> **Requirement**: Retype, with no alterations, every line between the one containing "Write a Python" and the one containing "0.335, 0.36, 0.39]", counting both of those lines too. Pictures are to be left out.

-- start --

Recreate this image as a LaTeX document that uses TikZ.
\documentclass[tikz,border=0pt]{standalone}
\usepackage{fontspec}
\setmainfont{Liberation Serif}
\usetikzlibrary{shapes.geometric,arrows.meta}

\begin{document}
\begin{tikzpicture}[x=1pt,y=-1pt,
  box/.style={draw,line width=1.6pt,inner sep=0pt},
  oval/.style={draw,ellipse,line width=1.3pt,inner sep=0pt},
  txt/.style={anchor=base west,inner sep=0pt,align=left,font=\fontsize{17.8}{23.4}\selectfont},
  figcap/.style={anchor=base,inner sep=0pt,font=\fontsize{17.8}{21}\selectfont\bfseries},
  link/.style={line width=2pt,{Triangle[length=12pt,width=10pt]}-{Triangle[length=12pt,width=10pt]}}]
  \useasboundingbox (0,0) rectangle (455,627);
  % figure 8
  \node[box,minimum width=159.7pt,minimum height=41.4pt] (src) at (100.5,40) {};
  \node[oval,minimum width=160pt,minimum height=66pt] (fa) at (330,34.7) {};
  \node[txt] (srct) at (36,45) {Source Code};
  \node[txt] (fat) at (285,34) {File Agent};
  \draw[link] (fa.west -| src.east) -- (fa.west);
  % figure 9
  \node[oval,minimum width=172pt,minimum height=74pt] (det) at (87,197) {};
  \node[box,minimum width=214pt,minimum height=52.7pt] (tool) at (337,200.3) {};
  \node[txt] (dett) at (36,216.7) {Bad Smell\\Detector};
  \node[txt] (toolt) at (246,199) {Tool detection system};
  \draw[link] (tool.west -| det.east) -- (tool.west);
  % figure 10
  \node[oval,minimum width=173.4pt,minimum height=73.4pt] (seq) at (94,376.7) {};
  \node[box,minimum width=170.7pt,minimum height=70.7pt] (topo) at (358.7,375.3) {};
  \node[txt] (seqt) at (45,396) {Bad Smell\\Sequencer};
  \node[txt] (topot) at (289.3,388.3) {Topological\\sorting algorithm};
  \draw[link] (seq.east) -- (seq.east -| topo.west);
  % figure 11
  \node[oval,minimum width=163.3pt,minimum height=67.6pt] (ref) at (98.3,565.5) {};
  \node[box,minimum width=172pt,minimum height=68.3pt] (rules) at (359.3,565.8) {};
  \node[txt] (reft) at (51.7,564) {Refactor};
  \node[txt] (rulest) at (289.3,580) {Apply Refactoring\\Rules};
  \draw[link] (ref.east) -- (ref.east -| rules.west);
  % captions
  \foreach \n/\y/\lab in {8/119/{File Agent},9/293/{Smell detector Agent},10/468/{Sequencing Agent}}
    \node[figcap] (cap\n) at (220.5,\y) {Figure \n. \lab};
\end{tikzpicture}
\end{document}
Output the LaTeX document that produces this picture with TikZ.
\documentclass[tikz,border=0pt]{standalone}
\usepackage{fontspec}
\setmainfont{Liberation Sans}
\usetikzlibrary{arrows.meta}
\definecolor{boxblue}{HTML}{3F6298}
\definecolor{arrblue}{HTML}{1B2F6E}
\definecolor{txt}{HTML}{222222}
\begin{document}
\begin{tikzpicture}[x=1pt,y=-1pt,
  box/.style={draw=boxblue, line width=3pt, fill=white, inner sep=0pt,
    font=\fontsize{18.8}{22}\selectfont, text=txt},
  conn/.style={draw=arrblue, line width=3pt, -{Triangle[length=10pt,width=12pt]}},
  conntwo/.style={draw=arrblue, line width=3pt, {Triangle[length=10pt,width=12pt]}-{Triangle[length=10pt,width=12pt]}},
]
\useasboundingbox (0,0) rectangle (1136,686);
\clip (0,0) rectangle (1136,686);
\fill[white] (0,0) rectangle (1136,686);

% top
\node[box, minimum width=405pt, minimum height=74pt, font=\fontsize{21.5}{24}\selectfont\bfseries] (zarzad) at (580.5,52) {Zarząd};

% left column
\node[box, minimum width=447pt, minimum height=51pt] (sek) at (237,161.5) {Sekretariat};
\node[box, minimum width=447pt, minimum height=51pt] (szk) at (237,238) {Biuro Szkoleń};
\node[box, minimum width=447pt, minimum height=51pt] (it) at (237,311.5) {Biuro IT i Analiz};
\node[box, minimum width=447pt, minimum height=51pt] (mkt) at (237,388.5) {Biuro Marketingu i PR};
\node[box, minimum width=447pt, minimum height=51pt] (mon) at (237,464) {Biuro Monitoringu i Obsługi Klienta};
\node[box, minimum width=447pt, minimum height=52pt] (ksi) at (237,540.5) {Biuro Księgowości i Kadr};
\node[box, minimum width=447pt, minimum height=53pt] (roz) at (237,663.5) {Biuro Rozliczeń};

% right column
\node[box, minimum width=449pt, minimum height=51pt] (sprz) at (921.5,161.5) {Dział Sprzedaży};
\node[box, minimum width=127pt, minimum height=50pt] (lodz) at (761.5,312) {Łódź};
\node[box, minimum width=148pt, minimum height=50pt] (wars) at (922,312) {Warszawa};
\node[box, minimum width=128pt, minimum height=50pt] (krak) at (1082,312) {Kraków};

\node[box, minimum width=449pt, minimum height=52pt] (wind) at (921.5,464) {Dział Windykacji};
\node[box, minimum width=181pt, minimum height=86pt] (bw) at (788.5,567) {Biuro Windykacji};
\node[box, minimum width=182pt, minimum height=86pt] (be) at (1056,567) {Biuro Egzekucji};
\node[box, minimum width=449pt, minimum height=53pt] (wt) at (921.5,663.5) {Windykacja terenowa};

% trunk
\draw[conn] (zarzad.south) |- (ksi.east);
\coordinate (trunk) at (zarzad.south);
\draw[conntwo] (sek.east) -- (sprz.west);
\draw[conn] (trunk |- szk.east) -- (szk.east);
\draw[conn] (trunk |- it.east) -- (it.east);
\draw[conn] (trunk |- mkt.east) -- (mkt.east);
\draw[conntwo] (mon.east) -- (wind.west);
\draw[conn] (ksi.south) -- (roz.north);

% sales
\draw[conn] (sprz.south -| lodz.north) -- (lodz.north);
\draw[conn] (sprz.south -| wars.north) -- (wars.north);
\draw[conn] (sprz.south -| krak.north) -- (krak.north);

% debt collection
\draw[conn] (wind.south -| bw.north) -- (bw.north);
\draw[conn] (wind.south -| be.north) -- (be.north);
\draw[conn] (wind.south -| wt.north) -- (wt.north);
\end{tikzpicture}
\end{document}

-- end --
-- start --

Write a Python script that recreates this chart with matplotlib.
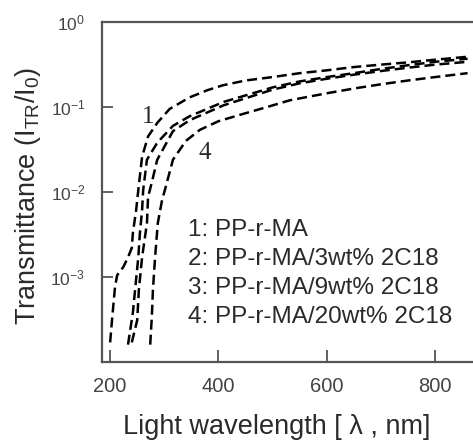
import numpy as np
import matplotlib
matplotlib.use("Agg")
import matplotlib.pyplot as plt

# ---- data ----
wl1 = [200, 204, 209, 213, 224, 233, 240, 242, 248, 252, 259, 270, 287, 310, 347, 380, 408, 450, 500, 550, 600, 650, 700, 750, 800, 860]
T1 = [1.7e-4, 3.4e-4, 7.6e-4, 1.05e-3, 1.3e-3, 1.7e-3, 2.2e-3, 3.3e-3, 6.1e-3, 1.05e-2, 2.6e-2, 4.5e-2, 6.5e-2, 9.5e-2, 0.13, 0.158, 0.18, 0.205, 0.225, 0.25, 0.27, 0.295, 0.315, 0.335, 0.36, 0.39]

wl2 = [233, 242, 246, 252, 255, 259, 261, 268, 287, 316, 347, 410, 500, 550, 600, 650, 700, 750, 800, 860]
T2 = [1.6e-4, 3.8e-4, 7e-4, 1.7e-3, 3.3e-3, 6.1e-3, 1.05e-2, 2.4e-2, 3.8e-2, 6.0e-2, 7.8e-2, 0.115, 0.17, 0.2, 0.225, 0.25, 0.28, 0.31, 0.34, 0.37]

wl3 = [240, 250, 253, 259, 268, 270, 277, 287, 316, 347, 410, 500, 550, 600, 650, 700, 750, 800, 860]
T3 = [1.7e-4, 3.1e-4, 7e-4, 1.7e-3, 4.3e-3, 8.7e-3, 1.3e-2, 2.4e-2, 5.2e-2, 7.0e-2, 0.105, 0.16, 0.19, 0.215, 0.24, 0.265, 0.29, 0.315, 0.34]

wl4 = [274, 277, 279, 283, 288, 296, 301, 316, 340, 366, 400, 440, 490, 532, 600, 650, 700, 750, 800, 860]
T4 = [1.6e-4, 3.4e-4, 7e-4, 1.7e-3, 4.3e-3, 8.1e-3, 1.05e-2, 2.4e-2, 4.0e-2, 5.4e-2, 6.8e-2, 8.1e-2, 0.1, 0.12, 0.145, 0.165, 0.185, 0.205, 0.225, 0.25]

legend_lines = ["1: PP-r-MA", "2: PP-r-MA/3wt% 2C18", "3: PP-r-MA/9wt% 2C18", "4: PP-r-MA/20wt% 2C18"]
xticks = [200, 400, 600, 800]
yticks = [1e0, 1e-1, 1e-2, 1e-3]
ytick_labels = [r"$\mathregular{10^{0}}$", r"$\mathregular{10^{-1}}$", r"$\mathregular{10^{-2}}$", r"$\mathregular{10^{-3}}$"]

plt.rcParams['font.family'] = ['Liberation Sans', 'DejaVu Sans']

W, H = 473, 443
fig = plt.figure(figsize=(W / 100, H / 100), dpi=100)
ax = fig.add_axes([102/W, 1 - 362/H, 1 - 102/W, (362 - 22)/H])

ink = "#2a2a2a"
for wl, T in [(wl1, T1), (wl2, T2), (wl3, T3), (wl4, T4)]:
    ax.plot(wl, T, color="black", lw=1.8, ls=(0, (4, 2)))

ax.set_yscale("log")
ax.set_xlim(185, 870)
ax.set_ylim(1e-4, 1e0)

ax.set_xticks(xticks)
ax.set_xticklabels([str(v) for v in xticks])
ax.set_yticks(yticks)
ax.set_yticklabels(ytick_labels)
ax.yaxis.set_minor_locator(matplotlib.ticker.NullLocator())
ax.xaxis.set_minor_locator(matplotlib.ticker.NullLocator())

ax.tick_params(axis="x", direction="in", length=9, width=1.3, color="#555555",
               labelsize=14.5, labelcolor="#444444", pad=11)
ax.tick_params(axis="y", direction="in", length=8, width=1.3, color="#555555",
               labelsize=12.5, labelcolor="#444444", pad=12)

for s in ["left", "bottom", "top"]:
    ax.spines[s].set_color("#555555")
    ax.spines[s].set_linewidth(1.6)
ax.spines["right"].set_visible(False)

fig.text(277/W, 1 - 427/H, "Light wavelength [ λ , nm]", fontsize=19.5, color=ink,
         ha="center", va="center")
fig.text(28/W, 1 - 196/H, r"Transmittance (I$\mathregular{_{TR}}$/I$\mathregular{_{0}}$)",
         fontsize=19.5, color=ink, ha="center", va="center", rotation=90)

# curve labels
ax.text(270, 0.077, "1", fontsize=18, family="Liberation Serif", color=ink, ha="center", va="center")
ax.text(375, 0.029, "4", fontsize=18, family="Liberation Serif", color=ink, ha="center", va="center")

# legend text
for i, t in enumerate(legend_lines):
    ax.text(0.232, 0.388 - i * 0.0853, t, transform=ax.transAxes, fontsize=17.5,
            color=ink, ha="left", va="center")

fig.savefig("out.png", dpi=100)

-- end --
-- start --

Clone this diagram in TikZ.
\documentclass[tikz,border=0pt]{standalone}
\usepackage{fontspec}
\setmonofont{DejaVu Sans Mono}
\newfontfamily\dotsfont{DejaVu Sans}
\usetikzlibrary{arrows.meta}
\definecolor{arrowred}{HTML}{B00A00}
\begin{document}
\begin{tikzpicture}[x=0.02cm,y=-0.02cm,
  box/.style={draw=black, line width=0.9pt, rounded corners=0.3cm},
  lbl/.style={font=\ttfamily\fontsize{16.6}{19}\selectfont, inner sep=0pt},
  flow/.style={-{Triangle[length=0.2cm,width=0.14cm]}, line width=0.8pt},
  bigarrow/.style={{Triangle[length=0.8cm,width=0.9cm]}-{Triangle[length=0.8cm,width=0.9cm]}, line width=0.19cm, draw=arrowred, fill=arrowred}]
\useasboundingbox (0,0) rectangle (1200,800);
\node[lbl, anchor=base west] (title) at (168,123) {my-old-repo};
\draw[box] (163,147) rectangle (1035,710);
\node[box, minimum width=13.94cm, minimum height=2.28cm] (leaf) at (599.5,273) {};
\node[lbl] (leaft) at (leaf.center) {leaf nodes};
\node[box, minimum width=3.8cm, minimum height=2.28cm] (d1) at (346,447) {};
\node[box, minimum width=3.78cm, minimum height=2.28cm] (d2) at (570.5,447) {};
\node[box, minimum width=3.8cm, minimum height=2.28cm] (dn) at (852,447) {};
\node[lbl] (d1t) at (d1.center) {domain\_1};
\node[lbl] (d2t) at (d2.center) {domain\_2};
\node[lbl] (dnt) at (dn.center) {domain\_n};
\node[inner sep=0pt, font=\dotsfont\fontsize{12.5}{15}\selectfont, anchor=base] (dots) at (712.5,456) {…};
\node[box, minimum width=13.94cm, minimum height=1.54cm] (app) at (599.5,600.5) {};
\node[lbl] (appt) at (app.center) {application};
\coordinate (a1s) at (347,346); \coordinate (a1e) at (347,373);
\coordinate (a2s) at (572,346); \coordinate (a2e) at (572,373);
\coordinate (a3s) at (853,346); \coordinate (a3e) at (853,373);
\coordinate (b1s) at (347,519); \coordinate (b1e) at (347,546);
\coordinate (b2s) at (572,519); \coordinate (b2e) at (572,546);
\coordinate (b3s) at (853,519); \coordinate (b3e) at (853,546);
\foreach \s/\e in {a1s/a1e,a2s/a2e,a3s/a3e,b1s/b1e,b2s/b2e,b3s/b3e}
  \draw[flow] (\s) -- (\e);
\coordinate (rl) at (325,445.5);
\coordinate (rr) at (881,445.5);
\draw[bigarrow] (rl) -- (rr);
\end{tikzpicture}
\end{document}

-- end --

> **Exercise result**:
Write a Python script that recreates this chart with matplotlib.
import numpy as np
import matplotlib
matplotlib.use("Agg")
import matplotlib.pyplot as plt

# ---- data ----
wl1 = [200, 204, 209, 213, 224, 233, 240, 242, 248, 252, 259, 270, 287, 310, 347, 380, 408, 450, 500, 550, 600, 650, 700, 750, 800, 860]
T1 = [1.7e-4, 3.4e-4, 7.6e-4, 1.05e-3, 1.3e-3, 1.7e-3, 2.2e-3, 3.3e-3, 6.1e-3, 1.05e-2, 2.6e-2, 4.5e-2, 6.5e-2, 9.5e-2, 0.13, 0.158, 0.18, 0.205, 0.225, 0.25, 0.27, 0.295, 0.315, 0.335, 0.36, 0.39]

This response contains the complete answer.